KATHMANDU - Nepal has begun distributing free mobile SIM cards to newly arrived visitors in a bid to attract tourists and allay safety fears after last year’s devastating earthquake and avalanches, an official said Thursday.
The quake last April ripped through the Himalayan nation, killing nearly 9,000 people and triggering avalanches and landslides that destroyed trekking routes and trapped tourists in isolated areas. Officials on Wednesday started handing out the pre-activated SIM cards loaded with 50 rupees (50 cents) to all tourists arriving at Kathmandu’s international airport.

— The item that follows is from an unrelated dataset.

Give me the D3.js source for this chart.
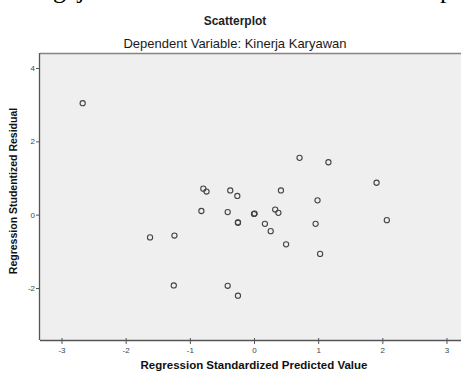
<!DOCTYPE html>
<html>
<head>
<meta charset="utf-8">
<script src="https://cdnjs.cloudflare.com/ajax/libs/d3/7.8.5/d3.min.js"></script>
<style>
  body { margin: 0; background: #fff; }
  svg text { font-family: "Liberation Sans", Arial, sans-serif; }
</style>
</head>
<body>
<div id="chart"></div>
<script>
// nilai yang dibaca dari gambar
const predicted = [-2.67, 0.71, 1.16, 1.91, -0.79, -0.74, -0.37, -0.26, 0.42, 0.99,
                   -0.82, -0.41, 0.00, 0.01, 0.33, 0.38, -0.25, -0.25, 0.17, 0.26,
                   0.96, 2.07, 0.50, 1.03, -0.41, -0.25, -1.62, -1.24, -1.25]
const residual  = [3.04, 1.55, 1.43, 0.87, 0.71, 0.63, 0.66, 0.51, 0.66, 0.39,
                   0.10, 0.07, 0.02, 0.03, 0.14, 0.05, -0.21, -0.22, -0.25, -0.45,
                   -0.25, -0.15, -0.81, -1.07, -1.94, -2.21, -0.62, -0.57, -1.93]
const xTicks = [-3, -2, -1, 0, 1, 2, 3]
const yTicks = [-2, 0, 2, 4]

const W = 461, H = 372
let svg = d3.select("#chart").append("svg")
  .attr("width", W)
  .attr("height", H)

// potongan teks dokumen di atas gambar (terpotong juga di gambar asli)
svg.append("text")
  .attr("x", 53).attr("y", -2)
  .style("font-family", "'Liberation Serif', serif")
  .style("font-size", "26px")
  .text("gejala")
svg.append("text")
  .attr("x", 440).attr("y", -2)
  .style("font-family", "'Liberation Serif', serif")
  .style("font-size", "26px")
  .text("p")

svg.append("text")
  .attr("x", 235).attr("y", 25)
  .attr("text-anchor", "middle")
  .style("font-size", "12px")
  .style("font-weight", "bold")
  .style("fill", "#222")
  .text("Scatterplot")
svg.append("text")
  .attr("x", 235).attr("y", 48)
  .attr("text-anchor", "middle")
  .style("font-size", "13px")
  .style("fill", "#1a1a1a")
  .text("Dependent Variable: Kinerja Karyawan")

const plotLeft = 40, plotTop = 53, plotBottom = 340

let x = d3.scaleLinear().domain([-3, 3]).range([61.5, 446.5])
let y = d3.scaleLinear().domain([-2, 4]).range([288, 68])

// latar plot
svg.append("rect")
  .attr("x", plotLeft).attr("y", plotTop)
  .attr("width", W - plotLeft + 5).attr("height", plotBottom - plotTop)
  .attr("fill", "#efefef")

svg.append("line")
  .attr("x1", plotLeft).attr("x2", W)
  .attr("y1", plotTop + 0.5).attr("y2", plotTop + 0.5)
  .attr("stroke", "#8a8088").attr("stroke-width", 1.5)

// sumbu
let xAxis = svg.append("g")
  .attr("transform", "translate(0," + plotBottom + ")")
  .call(d3.axisBottom(x).tickValues(xTicks).tickSize(4).tickSizeOuter(0)
    .tickFormat(function (d) { return String(d) }))
xAxis.select(".domain").attr("d", "M" + plotLeft + ",0.5H" + W).attr("stroke", "#555").attr("stroke-width", 1.3)
xAxis.selectAll(".tick line").attr("stroke", "#555").attr("y1", -2)
xAxis.selectAll(".tick text").attr("y", 7).style("font-size", "8px").style("fill", "#444")

let yAxis = svg.append("g")
  .attr("transform", "translate(" + plotLeft + ",0)")
  .call(d3.axisLeft(y).tickValues(yTicks).tickSize(4).tickSizeOuter(0)
    .tickFormat(function (d) { return String(d) }))
yAxis.select(".domain").attr("d", "M-0.5," + plotTop + "V" + plotBottom).attr("stroke", "#555").attr("stroke-width", 1.3)
yAxis.selectAll(".tick line").attr("stroke", "#555")
yAxis.selectAll(".tick text").attr("x", -5).style("font-size", "8px").style("fill", "#444")

svg.append("text")
  .attr("x", 254).attr("y", 369)
  .attr("text-anchor", "middle")
  .style("font-size", "11.5px")
  .style("font-weight", "bold")
  .style("fill", "#111")
  .text("Regression Standardized Predicted Value")

svg.append("text")
  .attr("transform", "translate(17,191) rotate(-90)")
  .attr("text-anchor", "middle")
  .style("font-size", "10.5px")
  .style("font-weight", "bold")
  .style("fill", "#111")
  .text("Regression Studentized Residual")

// titik
svg.append("g").selectAll("circle")
  .data(predicted)
  .enter()
  .append("circle")
  .attr("cx", function (d) { return x(d) })
  .attr("cy", function (d, i) { return y(residual[i]) })
  .attr("r", 2.6)
  .attr("fill", "none")
  .attr("stroke", "#444")
  .attr("stroke-width", 1.1)
</script>
</body>
</html>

‘Since the tourism industry has suffered in the aftermath of the earthquake... we need to tell the world that Nepal is still a safe destination for visitors,’ Nepal Tourism Board spokesman Sharad Pradhan told AFP. ‘The cards will be helpful in tracking trekkers and carrying out rescue operations immediately.’ The SIM cards are the latest measures designed to jump-start tourism after last year’s quake that sparked a deadly avalanche at Everest base camp and destroyed the popular Langtang trekking route. The cards are being handed out ahead of the main April-May spring mountaineering season to help track trekkers travelling to remote areas and aid in any emergency rescue operations. Trekking groups in Nepal are required to have a guide with them, although independent hikers are permitted to travel alone. The impoverished country relies heavily on tourism for revenue. Kathmandu this week announced it was extending the climbing permits of mountaineers forced to abandon Everest following last year’s avalanche that killed 18 people at base camp.